The new Federal Constitution does not generally exclude cantonal trade taxes, as long as they are not similar to federal taxes.
«The levying of licence fees is not excluded solely because the new Federal Constitution no longer explicitly speaks in favour of the admissibility of cantonal trade taxes, as was still the case in Art. 31 para. 2 old BV.»
Judgment 2P.316/2004 of 31 October 2005 cons. 4.2-4.6
Cantonal alcohol levies: continuation of the previous order under Art. 134 BV.
Art. 134 BV continues the consolidated regulation of Art. 32bis, 36ter, 41bis and 41ter old BV, without further restricting cantonal taxation of retail trade in spirits.
«There are no indications that the constitutional legislature of 1999 wanted to further restrict the taxation of retail trade in spirits within cantonal territory by the cantons (Art. 32bis para. 8 old BV) beyond the requirement for non-similar design of the cantonal tax.»
Judgment 9C_759/2023 of 18 January 2024 cons. 2.2
Aargau alcohol levy: online mail order and levy liability.

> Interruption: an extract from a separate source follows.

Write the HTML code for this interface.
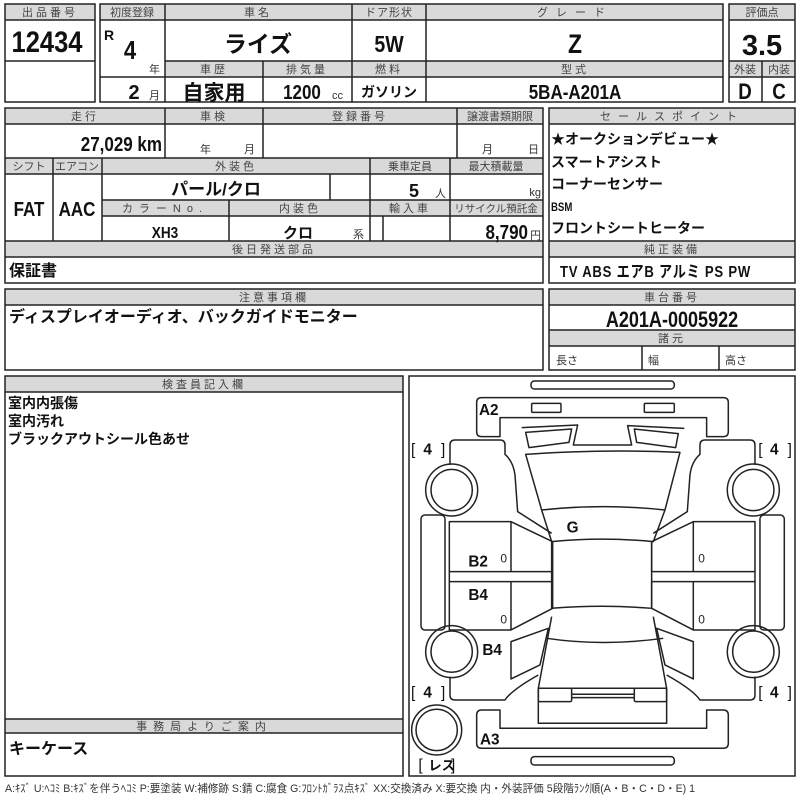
<!DOCTYPE html>
<html><head><meta charset="utf-8"><style>
html,body{margin:0;padding:0;background:#fff;}
svg{display:block;}
.h{font-family:"Liberation Sans","Noto Sans CJK JP",sans-serif;font-size:11px;fill:#444;text-anchor:middle;letter-spacing:3px;}
.b{font-family:"Liberation Sans","Noto Sans CJK JP",sans-serif;font-weight:bold;fill:#111;}
.m{text-anchor:middle;}
.s{font-family:"Liberation Sans","Noto Sans CJK JP",sans-serif;font-size:11px;fill:#333;}
</style></head><body>
<svg width="800" height="800" viewBox="0 0 800 800" xmlns="http://www.w3.org/2000/svg">
<rect width="800" height="800" fill="#fff"/>
<g fill="#d9d9d9">
<rect x="5" y="4" width="90" height="16"/>
<rect x="100" y="4" width="623" height="16"/>
<rect x="165" y="61" width="558" height="16"/>
<rect x="729" y="4" width="66" height="16"/>
<rect x="729" y="61" width="66" height="16"/>
<rect x="5" y="108" width="538" height="16"/>
<rect x="5" y="158" width="538" height="16"/>
<rect x="102" y="200" width="441" height="16"/>
<rect x="5" y="241" width="538" height="16"/>
<rect x="549" y="108" width="246" height="16"/>
<rect x="549" y="241" width="246" height="16"/>
<rect x="5" y="289" width="538" height="16"/>
<rect x="549" y="289" width="246" height="16"/>
<rect x="549" y="330" width="246" height="16"/>
<rect x="5" y="376" width="398" height="16"/>
<rect x="5" y="719" width="398" height="14"/>
</g>
<g fill="none" stroke="#222" stroke-width="1.5">
<rect x="5" y="4" width="90" height="98"/>
<path d="M5 20H95M5 61H95"/>
<rect x="100" y="4" width="623" height="98"/>
<path d="M100 20H723M165 61H723M100 77H723M165 4V102M352 4V102M426 4V102M263 61V102"/>
<rect x="729" y="4" width="66" height="98"/>
<path d="M729 20H795M729 61H795M729 77H795M762 61V102"/>
<rect x="5" y="108" width="538" height="175"/>
<path d="M5 124H543M5 158H543M5 174H543M102 200H543M102 216H543M5 241H543M5 257H543M165 108V158M263 108V158M457 108V158M53 158V241M102 158V241M370 158V241M450 158V241M330 174V200M229 200V241M383 216V241"/>
<rect x="549" y="108" width="246" height="175"/>
<path d="M549 124H795M549 241H795M549 257H795"/>
<rect x="5" y="289" width="538" height="81"/>
<path d="M5 305H543"/>
<rect x="549" y="289" width="246" height="81"/>
<path d="M549 305H795M549 330H795M549 346H795M642 346V370M719 346V370"/>
<rect x="5" y="376" width="398" height="400"/>
<path d="M5 392H403M5 719H403M5 733H403"/>
<rect x="409" y="376" width="386" height="400"/>
</g>
<!-- headers -->
<text class="h" x="50" y="16">出品番号</text>
<text class="h" x="132" y="16" style="letter-spacing:0">初度登録</text>
<text class="h" x="258" y="16">車名</text>
<text class="h" x="389" y="16" style="letter-spacing:1px">ドア形状</text>
<text class="h" x="575" y="16" style="letter-spacing:8px">グレード</text>
<text class="h" x="762" y="16" style="letter-spacing:0">評価点</text>
<text class="h" x="214" y="73">車歴</text>
<text class="h" x="307" y="73">排気量</text>
<text class="h" x="389" y="73">燃料</text>
<text class="h" x="575" y="73">型式</text>
<text class="h" x="745" y="73" style="letter-spacing:0">外装</text>
<text class="h" x="779" y="73" style="letter-spacing:0">内装</text>
<text class="h" x="85" y="120">走行</text>
<text class="h" x="214" y="120">車検</text>
<text class="h" x="360" y="120">登録番号</text>
<text class="h" x="500" y="120" style="letter-spacing:0">譲渡書類期限</text>
<text class="h" x="29" y="170" style="letter-spacing:0">シフト</text>
<text class="h" x="77" y="170" style="letter-spacing:0">エアコン</text>
<text class="h" x="236" y="170">外装色</text>
<text class="h" x="410" y="170" style="letter-spacing:0">乗車定員</text>
<text class="h" x="496" y="170" style="letter-spacing:0">最大積載量</text>
<text class="h" x="165" y="212" style="letter-spacing:6px">カラーNo.</text>
<text class="h" x="300" y="212">内装色</text>
<text class="h" x="410" y="212">輸入車</text>
<text class="h" x="496" y="212" style="letter-spacing:0;font-size:10.5px">リサイクル預託金</text>
<text class="h" x="274" y="253">後日発送部品</text>
<text class="h" x="672" y="120" style="letter-spacing:7px">セールスポイント</text>
<text class="h" x="672" y="253">純正装備</text>
<text class="h" x="274" y="301">注意事項欄</text>
<text class="h" x="672" y="301">車台番号</text>
<text class="h" x="672" y="342">諸元</text>
<text class="h" x="204" y="388">検査員記入欄</text>
<text class="h" x="204" y="730" style="letter-spacing:6px">事務局よりご案内</text>
<!-- values -->
<text class="b m" x="47" y="52" font-size="30" transform="translate(47 0) scale(0.85 1) translate(-47 0)">12434</text>
<text class="b" x="104" y="40" font-size="14">R</text>
<text class="b m" x="130" y="59" font-size="26" transform="translate(130 0) scale(0.85 1) translate(-130 0)">4</text>
<text class="s" x="149" y="73">年</text>
<text class="b m" x="258" y="52" font-size="23">ライズ</text>
<text class="b m" x="389" y="52" font-size="23" transform="translate(389 0) scale(0.85 1) translate(-389 0)">5W</text>
<text class="b m" x="575" y="53" font-size="27" transform="translate(575 0) scale(0.85 1) translate(-575 0)">Z</text>
<text class="b m" x="762" y="55" font-size="29">3.5</text>
<text class="b m" x="134" y="99" font-size="20">2</text>
<text class="s" x="149" y="99">月</text>
<text class="b m" x="214" y="100" font-size="21">自家用</text>
<text class="b m" x="302" y="99" font-size="20" transform="translate(302 0) scale(0.85 1) translate(-302 0)">1200</text>
<text class="s" x="332" y="99" font-size="10">cc</text>
<text class="b m" x="389" y="97" font-size="14">ガソリン</text>
<text class="b m" x="575" y="99" font-size="20" transform="translate(575 0) scale(0.85 1) translate(-575 0)">5BA-A201A</text>
<text class="b m" x="745" y="99" font-size="22" transform="translate(745 0) scale(0.85 1) translate(-745 0)">D</text>
<text class="b m" x="779" y="99" font-size="22" transform="translate(779 0) scale(0.85 1) translate(-779 0)">C</text>
<text class="b" x="162" y="151" font-size="20" text-anchor="end" transform="translate(162 0) scale(0.85 1) translate(-162 0)">27,029 km</text>
<text class="s" x="200" y="153">年</text><text class="s" x="244" y="153">月</text>
<text class="s" x="482" y="153">月</text><text class="s" x="528" y="153">日</text>
<text class="b m" x="216" y="195" font-size="17">パール/クロ</text>
<text class="b m" x="414" y="197" font-size="18">5</text>
<text class="s" x="435" y="197" font-size="10">人</text>
<text class="s" x="541" y="196" text-anchor="end" font-size="12">kg</text>
<text class="b m" x="29" y="216" font-size="20" transform="translate(29 0) scale(0.85 1) translate(-29 0)">FAT</text>
<text class="b m" x="77" y="216" font-size="20" transform="translate(77 0) scale(0.85 1) translate(-77 0)">AAC</text>
<text class="b m" x="165" y="238" font-size="16" transform="translate(165 0) scale(0.85 1) translate(-165 0)">XH3</text>
<text class="b m" x="298" y="238" font-size="15">クロ</text>
<text class="s" x="353" y="238">系</text>
<text class="b" x="528" y="239" font-size="20" text-anchor="end" transform="translate(528 0) scale(0.85 1) translate(-528 0)">8,790</text>
<text class="s" x="530" y="239">円</text>
<text class="b" x="9" y="276" font-size="16">保証書</text>
<text class="b" x="551" y="144" font-size="14">★オークションデビュー★</text>
<text class="b" x="551" y="167" font-size="14">スマートアシスト</text>
<text class="b" x="551" y="189" font-size="14">コーナーセンサー</text>
<text class="b" x="551" y="211" font-size="12" transform="translate(551 0) scale(0.8 1) translate(-551 0)">BSM</text>
<text class="b" x="551" y="233" font-size="14">フロントシートヒーター</text>
<text class="b" x="560" y="277" font-size="16" transform="translate(560 0) scale(0.82 1) translate(-560 0)" textLength="232">TV  ABS  エアB  アルミ  PS  PW</text>
<text class="b" x="9" y="322" font-size="16">ディスプレイオーディオ、バックガイドモニター</text>
<text class="b m" x="672" y="327" font-size="22" transform="translate(672 0) scale(0.82 1) translate(-672 0)">A201A-0005922</text>
<text class="s" x="556" y="364">長さ</text><text class="s" x="648" y="364">幅</text><text class="s" x="725" y="364">高さ</text>
<text class="b" x="8" y="408" font-size="14">室内内張傷</text>
<text class="b" x="8" y="426" font-size="14">室内汚れ</text>
<text class="b" x="8" y="444" font-size="14">ブラックアウトシール色あせ</text>
<text class="b" x="9" y="754" font-size="16">キーケース</text>
<text class="s" x="5" y="792" font-size="9" textLength="690" lengthAdjust="spacingAndGlyphs">A:ｷｽﾞ U:ﾍｺﾐ B:ｷｽﾞを伴うﾍｺﾐ P:要塗装 W:補修跡 S:錆 C:腐食 G:ﾌﾛﾝﾄｶﾞﾗｽ点ｷｽﾞ XX:交換済み X:要交換 内・外装評価 5段階ﾗﾝｸ順(A・B・C・D・E) 1</text>
<!-- car diagram -->
<g transform="translate(405 375) scale(0.3333)">
<g fill="none" stroke="#222" stroke-width="4.5" stroke-linejoin="round">
<rect x="378" y="18" width="430" height="24" rx="10"/>
<path d="M285,185 L230,185 Q215,185 215,170 L215,82 Q215,68 230,68 L955,68 Q970,68 970,82 L970,170 Q970,185 955,185 L905,185 L905,128 L285,128 Z"/>
<rect x="380" y="85" width="88" height="27" rx="3"/>
<rect x="718" y="85" width="90" height="27" rx="3"/>
<path d="M350,158 L518,150 L505,210 L680,210 L668,152 L838,160"/>
<path d="M362,172 L500,162 L492,202 L372,218 Z"/>
<path d="M688,162 L820,176 L812,218 L695,202 Z"/>
<path d="M362,238 Q590,222 825,232 L780,405 Q595,385 410,405 Z"/>
<path d="M410,405 L440,500 Q592,485 745,500 L780,405"/>
<path d="M440,500 L440,700 Q592,688 740,700 L740,500"/>
<path d="M135,270 L135,210 Q135,195 150,195 L285,195 Q300,195 300,210 L300,238 Q325,260 330,300 L338,410 L440,475"/>
<path d="M1050,270 L1050,210 Q1050,195 1035,195 L900,195 Q885,195 885,210 L885,238 Q860,260 855,300 L847,410 L745,475"/>
<circle cx="140" cy="345" r="78"/><circle cx="140" cy="345" r="62"/>
<circle cx="1045" cy="345" r="78"/><circle cx="1045" cy="345" r="62"/>
<circle cx="140" cy="830" r="78"/><circle cx="140" cy="830" r="62"/>
<circle cx="1045" cy="830" r="78"/><circle cx="1045" cy="830" r="62"/>
<circle cx="95" cy="1065" r="75"/><circle cx="95" cy="1065" r="62"/>
<rect x="48" y="420" width="72" height="345" rx="12"/>
<rect x="1065" y="420" width="73" height="345" rx="12"/>
<path d="M133,440 L318,440 L443,500 L443,590 L133,590 Z M318,440 V590"/>
<path d="M133,620 L443,620 L443,700 L318,765 L133,765 Z M318,620 V765"/>
<path d="M133,590 V620 M443,590 V620"/>
<path d="M1050,440 L865,440 L740,500 L740,590 L1050,590 Z M865,440 V590"/>
<path d="M1050,620 L740,620 L740,700 L865,765 L1050,765 Z M865,620 V765"/>
<path d="M1050,590 V620"/>
<path d="M440,725 L400,940 M745,725 L785,940 M425,790 Q592,815 775,790"/>
<path d="M318,800 L430,760 L405,870 L318,912 Z"/>
<path d="M865,800 L755,760 L780,870 L865,912 Z"/>
<path d="M135,905 L135,960 Q135,975 150,975 L300,975 Q320,945 400,900"/>
<path d="M1050,905 L1050,960 Q1050,975 1035,975 L885,975 Q865,945 785,900"/>
<rect x="400" y="940" width="385" height="105"/>
<rect x="400" y="940" width="100" height="40" rx="4"/>
<rect x="688" y="940" width="97" height="40" rx="4"/>
<path d="M500,958 H688 M500,968 H688"/>
<path d="M285,1005 L230,1005 Q215,1005 215,1020 L215,1105 Q215,1120 230,1120 L955,1120 Q970,1120 970,1105 L970,1020 Q970,1005 955,1005 L905,1005 L905,1060 L285,1060 Z"/>
<rect x="378" y="1145" width="430" height="25" rx="10"/>
</g>
<g class="b" font-size="46">
<text x="222" y="120">A2</text>
<text x="485" y="472">G</text>
<text x="190" y="575">B2</text>
<text x="190" y="675">B4</text>
<text x="232" y="840">B4</text>
<text x="225" y="1108">A3</text>
<text x="18" y="238" font-weight="normal">[</text><text x="55" y="238">4</text><text x="108" y="238" font-weight="normal">]</text>
<text x="1060" y="238" font-weight="normal">[</text><text x="1095" y="238">4</text><text x="1148" y="238" font-weight="normal">]</text>
<text x="18" y="968" font-weight="normal">[</text><text x="55" y="968">4</text><text x="108" y="968" font-weight="normal">]</text>
<text x="1060" y="968" font-weight="normal">[</text><text x="1095" y="968">4</text><text x="1148" y="968" font-weight="normal">]</text>
<text x="40" y="1185" font-weight="normal">[</text><text x="70" y="1185" font-size="40">レス</text><text x="138" y="1185" font-weight="normal">]</text>
</g>
<g font-family="Liberation Sans,sans-serif" font-size="36" fill="#222">
<text x="286" y="562">0</text><text x="286" y="745">0</text>
<text x="880" y="562">0</text><text x="880" y="745">0</text>
</g>
</g>
</svg>
</body></html>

Cantons may levy periodic licence fees for trade in spirits based on Art. 41a para. 6 AlkG, including for online sales.
«The assessment of an annual levy according to the quantity sold can be based on the criterion 'significance of the business operation' (Art. 41a para. 6 AlkG). A similar tax within the meaning of Art. 134 in conjunction with Art. 131 para. 1 lit. b BV is not present.»
BGE 86 I 97 of 8 June 1960 cons. 2
Fire service contribution Villeneuve: prohibition of double taxation applies only to taxes in the proper sense.
The prohibition of double taxation does not cover fees and preferential charges, but only genuine taxes.
«L'interdiction de la double imposition ne vise que les impôts au sens propre et non les émoluments ou les charges de préférence.»
BGE 122 I 213 of 11 April 1996 cons. 2c/2e
Geneva «droit des pauvres»: specification of similarity in excise taxes.
Cantonal excise taxes are admissible if they do not follow the same burden concept as federal taxes.
«However, their excise taxes levied based on Art. 3 BV may not be similar, that is, may not follow the same burden concept as the excise taxes already levied by the Confederation.»
BGE 137 I 145 of 21 December 2010 cons. 4
Real estate gains tax on out-of-canton property dealer: distinction from Art. 134 BV.
The prohibition of similar taxes in Art. 134 BV refers only to the relationship between the Confederation and the cantons, not to intercantonal relationships.
«The capture of gains from property dealers with the real estate gains tax does not violate prohibitions of double taxation, insofar as the corresponding cantonal provisions are compatible with superior law.»